## Source data
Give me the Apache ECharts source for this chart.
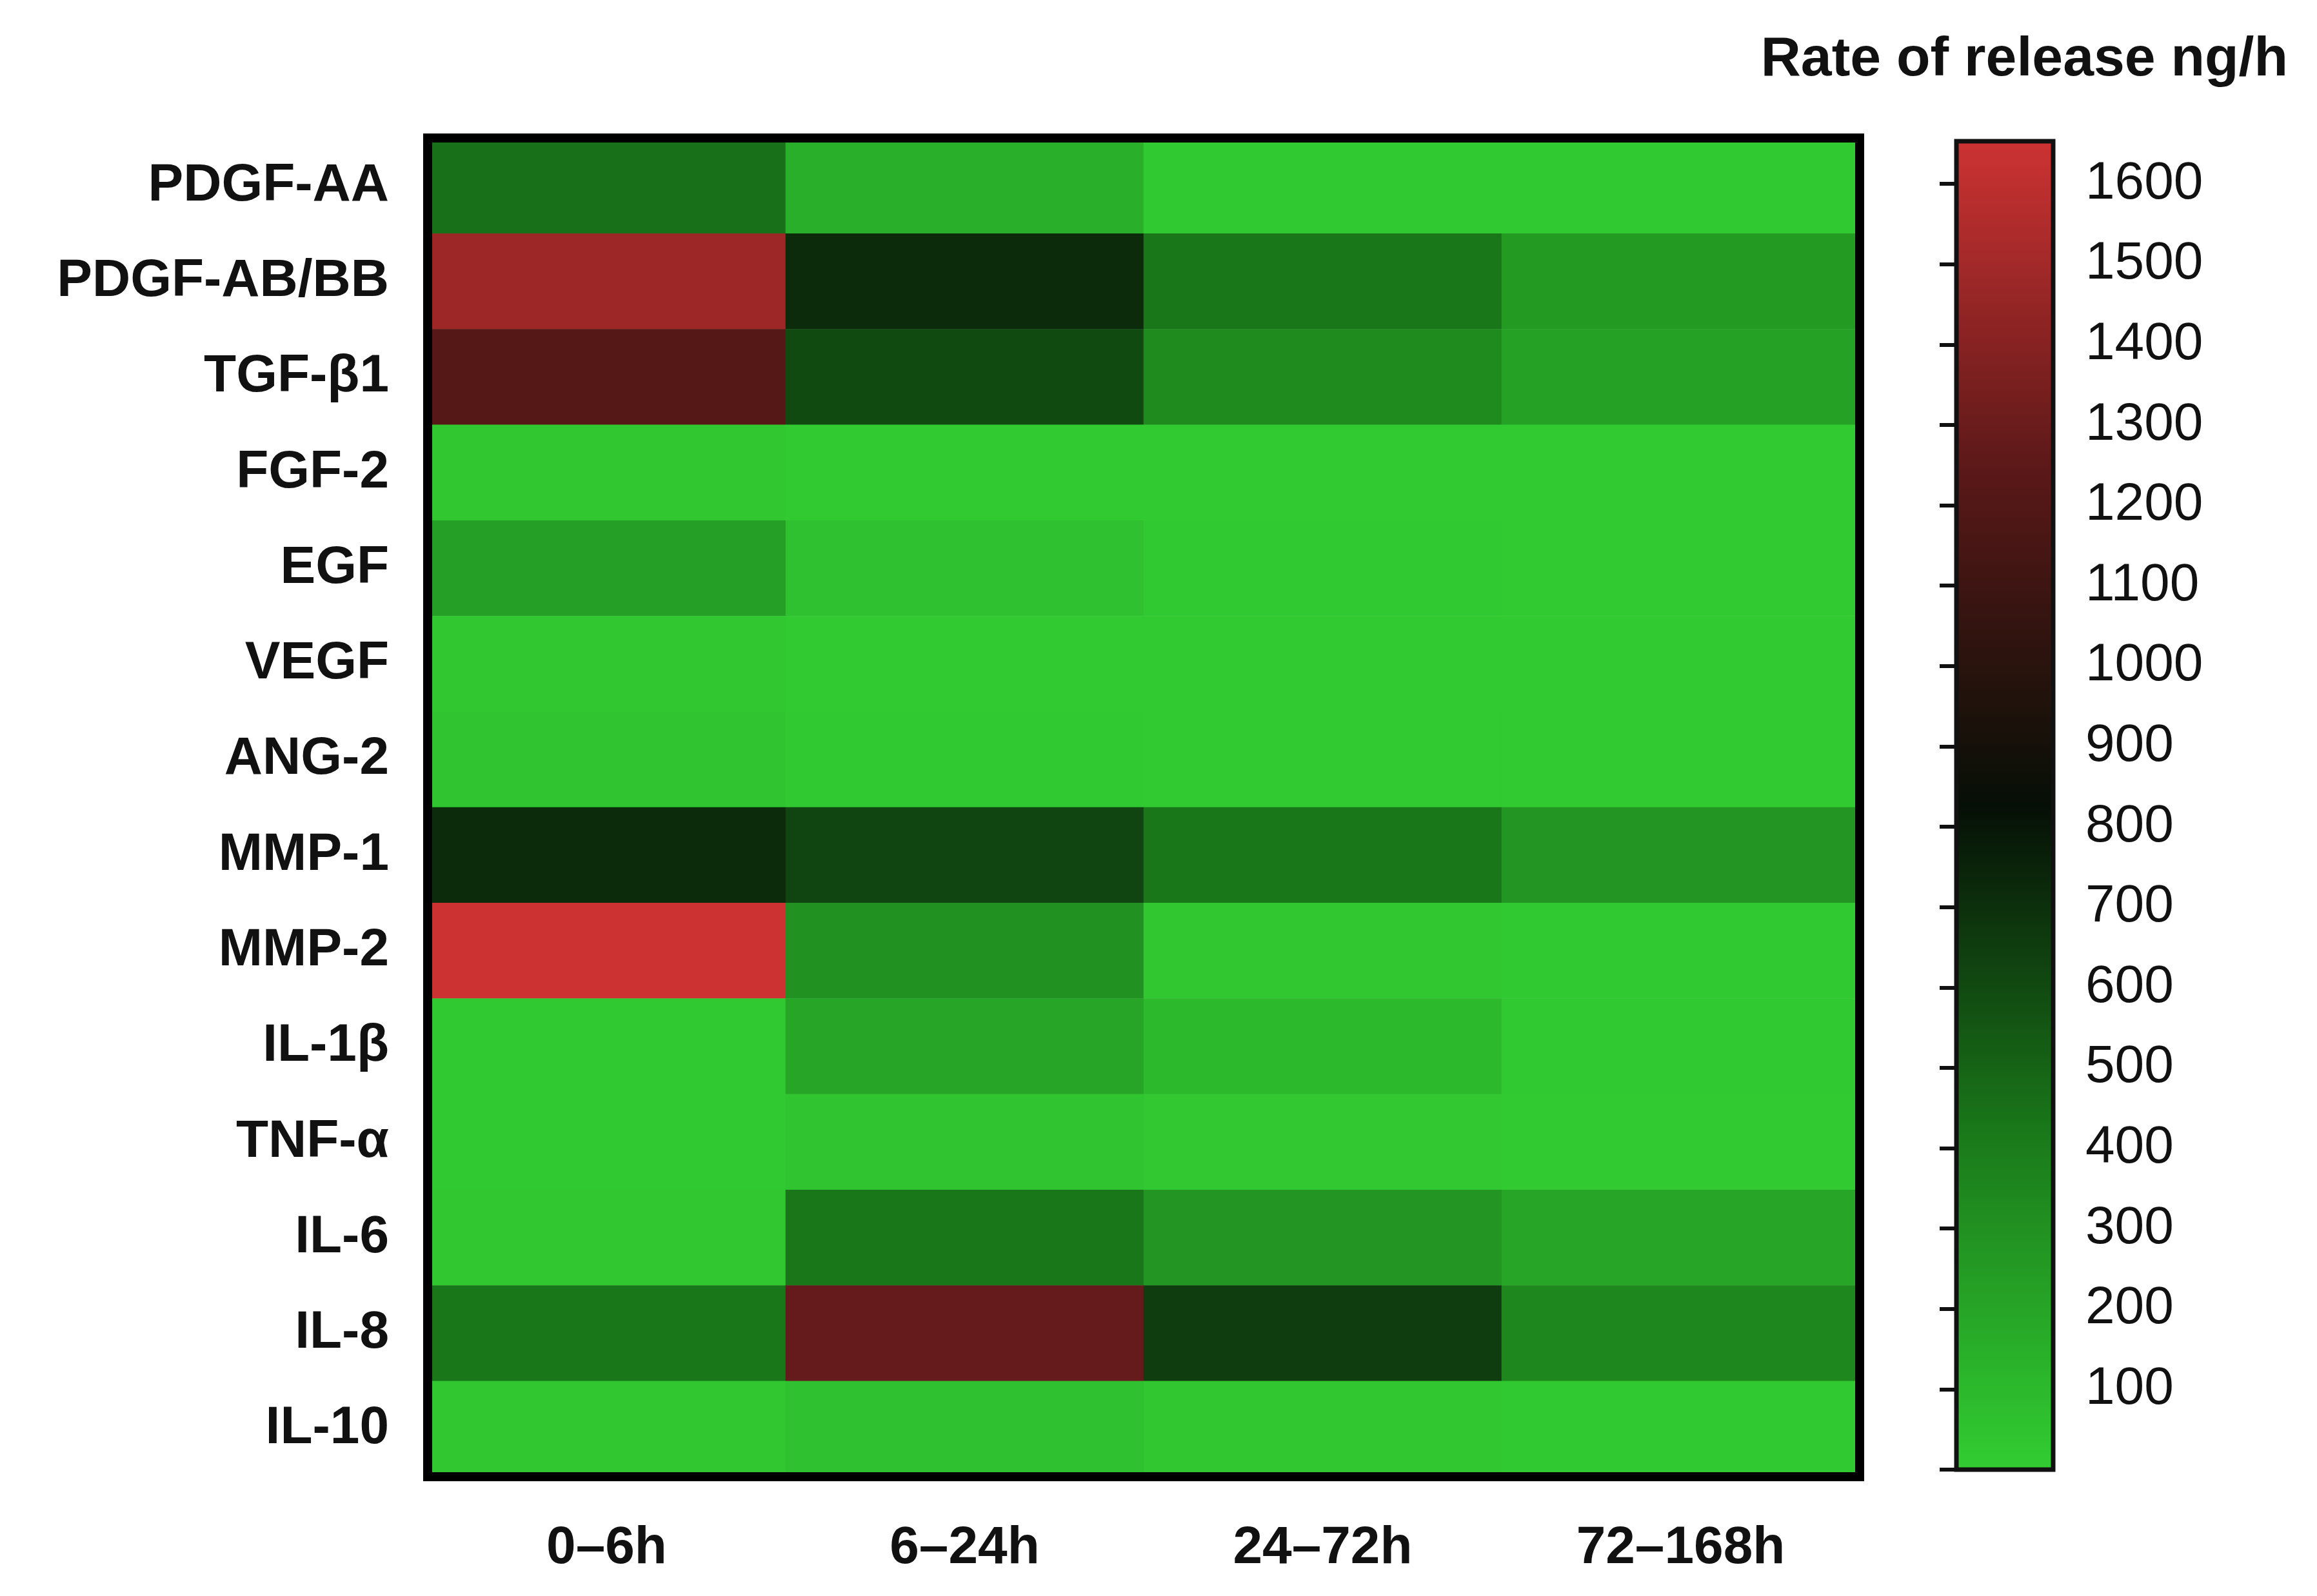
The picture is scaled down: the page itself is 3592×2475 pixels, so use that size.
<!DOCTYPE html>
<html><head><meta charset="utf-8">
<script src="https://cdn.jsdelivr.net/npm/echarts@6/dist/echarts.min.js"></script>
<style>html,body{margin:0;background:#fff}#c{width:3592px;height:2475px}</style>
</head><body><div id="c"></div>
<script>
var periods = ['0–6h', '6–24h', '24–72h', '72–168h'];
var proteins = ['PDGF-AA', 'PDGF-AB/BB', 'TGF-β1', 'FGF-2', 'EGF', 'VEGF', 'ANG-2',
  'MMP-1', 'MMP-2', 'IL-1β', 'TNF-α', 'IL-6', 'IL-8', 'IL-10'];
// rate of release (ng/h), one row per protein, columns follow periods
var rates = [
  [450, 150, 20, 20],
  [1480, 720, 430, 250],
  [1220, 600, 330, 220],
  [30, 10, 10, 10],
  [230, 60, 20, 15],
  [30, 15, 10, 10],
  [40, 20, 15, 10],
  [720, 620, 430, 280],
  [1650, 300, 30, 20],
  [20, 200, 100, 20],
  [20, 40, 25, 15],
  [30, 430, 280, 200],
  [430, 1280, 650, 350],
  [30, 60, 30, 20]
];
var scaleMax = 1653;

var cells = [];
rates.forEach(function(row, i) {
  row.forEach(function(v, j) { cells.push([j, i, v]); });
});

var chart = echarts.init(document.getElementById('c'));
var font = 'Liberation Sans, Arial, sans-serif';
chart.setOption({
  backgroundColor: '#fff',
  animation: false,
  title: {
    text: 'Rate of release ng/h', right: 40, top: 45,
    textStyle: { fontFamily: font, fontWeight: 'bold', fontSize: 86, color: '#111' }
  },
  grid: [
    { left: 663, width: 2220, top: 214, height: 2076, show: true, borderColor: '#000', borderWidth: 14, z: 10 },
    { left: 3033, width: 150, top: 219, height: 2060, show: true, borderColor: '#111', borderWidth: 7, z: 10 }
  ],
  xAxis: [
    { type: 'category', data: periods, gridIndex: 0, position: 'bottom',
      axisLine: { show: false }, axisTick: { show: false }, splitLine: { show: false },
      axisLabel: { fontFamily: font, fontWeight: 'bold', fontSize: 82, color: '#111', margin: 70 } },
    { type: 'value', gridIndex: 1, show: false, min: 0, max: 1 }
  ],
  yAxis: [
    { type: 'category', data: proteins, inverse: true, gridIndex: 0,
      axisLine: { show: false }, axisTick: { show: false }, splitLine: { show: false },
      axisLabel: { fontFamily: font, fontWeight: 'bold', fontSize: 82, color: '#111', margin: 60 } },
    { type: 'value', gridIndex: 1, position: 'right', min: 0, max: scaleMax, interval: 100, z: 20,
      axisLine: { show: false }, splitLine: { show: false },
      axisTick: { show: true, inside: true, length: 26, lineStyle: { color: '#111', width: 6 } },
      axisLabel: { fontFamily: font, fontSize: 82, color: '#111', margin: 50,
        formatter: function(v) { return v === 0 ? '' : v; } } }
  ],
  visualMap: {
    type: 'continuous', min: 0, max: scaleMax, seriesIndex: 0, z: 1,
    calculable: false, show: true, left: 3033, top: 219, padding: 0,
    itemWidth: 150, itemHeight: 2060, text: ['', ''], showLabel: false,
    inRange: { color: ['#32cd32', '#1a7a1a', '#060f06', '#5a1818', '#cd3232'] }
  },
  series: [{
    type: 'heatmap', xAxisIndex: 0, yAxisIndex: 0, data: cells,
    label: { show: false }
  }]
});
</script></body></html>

## What you are asked to do
Print each line of the material above exactly, with the pictures removed from your copy.

## In response
Give me the Apache ECharts source for this chart.
The picture is scaled down: the page itself is 3592×2475 pixels, so use that size.
<!DOCTYPE html>
<html><head><meta charset="utf-8">
<script src="https://cdn.jsdelivr.net/npm/echarts@6/dist/echarts.min.js"></script>
<style>html,body{margin:0;background:#fff}#c{width:3592px;height:2475px}</style>
</head><body><div id="c"></div>
<script>
var periods = ['0–6h', '6–24h', '24–72h', '72–168h'];
var proteins = ['PDGF-AA', 'PDGF-AB/BB', 'TGF-β1', 'FGF-2', 'EGF', 'VEGF', 'ANG-2',
  'MMP-1', 'MMP-2', 'IL-1β', 'TNF-α', 'IL-6', 'IL-8', 'IL-10'];
// rate of release (ng/h), one row per protein, columns follow periods
var rates = [
  [450, 150, 20, 20],
  [1480, 720, 430, 250],
  [1220, 600, 330, 220],
  [30, 10, 10, 10],
  [230, 60, 20, 15],
  [30, 15, 10, 10],
  [40, 20, 15, 10],
  [720, 620, 430, 280],
  [1650, 300, 30, 20],
  [20, 200, 100, 20],
  [20, 40, 25, 15],
  [30, 430, 280, 200],
  [430, 1280, 650, 350],
  [30, 60, 30, 20]
];
var scaleMax = 1653;

var cells = [];
rates.forEach(function(row, i) {
  row.forEach(function(v, j) { cells.push([j, i, v]); });
});

var chart = echarts.init(document.getElementById('c'));
var font = 'Liberation Sans, Arial, sans-serif';
chart.setOption({
  backgroundColor: '#fff',
  animation: false,
  title: {
    text: 'Rate of release ng/h', right: 40, top: 45,
    textStyle: { fontFamily: font, fontWeight: 'bold', fontSize: 86, color: '#111' }
  },
  grid: [
    { left: 663, width: 2220, top: 214, height: 2076, show: true, borderColor: '#000', borderWidth: 14, z: 10 },
    { left: 3033, width: 150, top: 219, height: 2060, show: true, borderColor: '#111', borderWidth: 7, z: 10 }
  ],
  xAxis: [
    { type: 'category', data: periods, gridIndex: 0, position: 'bottom',
      axisLine: { show: false }, axisTick: { show: false }, splitLine: { show: false },
      axisLabel: { fontFamily: font, fontWeight: 'bold', fontSize: 82, color: '#111', margin: 70 } },
    { type: 'value', gridIndex: 1, show: false, min: 0, max: 1 }
  ],
  yAxis: [
    { type: 'category', data: proteins, inverse: true, gridIndex: 0,
      axisLine: { show: false }, axisTick: { show: false }, splitLine: { show: false },
      axisLabel: { fontFamily: font, fontWeight: 'bold', fontSize: 82, color: '#111', margin: 60 } },
    { type: 'value', gridIndex: 1, position: 'right', min: 0, max: scaleMax, interval: 100, z: 20,
      axisLine: { show: false }, splitLine: { show: false },
      axisTick: { show: true, inside: true, length: 26, lineStyle: { color: '#111', width: 6 } },
      axisLabel: { fontFamily: font, fontSize: 82, color: '#111', margin: 50,
        formatter: function(v) { return v === 0 ? '' : v; } } }
  ],
  visualMap: {
    type: 'continuous', min: 0, max: scaleMax, seriesIndex: 0, z: 1,
    calculable: false, show: true, left: 3033, top: 219, padding: 0,
    itemWidth: 150, itemHeight: 2060, text: ['', ''], showLabel: false,
    inRange: { color: ['#32cd32', '#1a7a1a', '#060f06', '#5a1818', '#cd3232'] }
  },
  series: [{
    type: 'heatmap', xAxisIndex: 0, yAxisIndex: 0, data: cells,
    label: { show: false }
  }]
});
</script></body></html>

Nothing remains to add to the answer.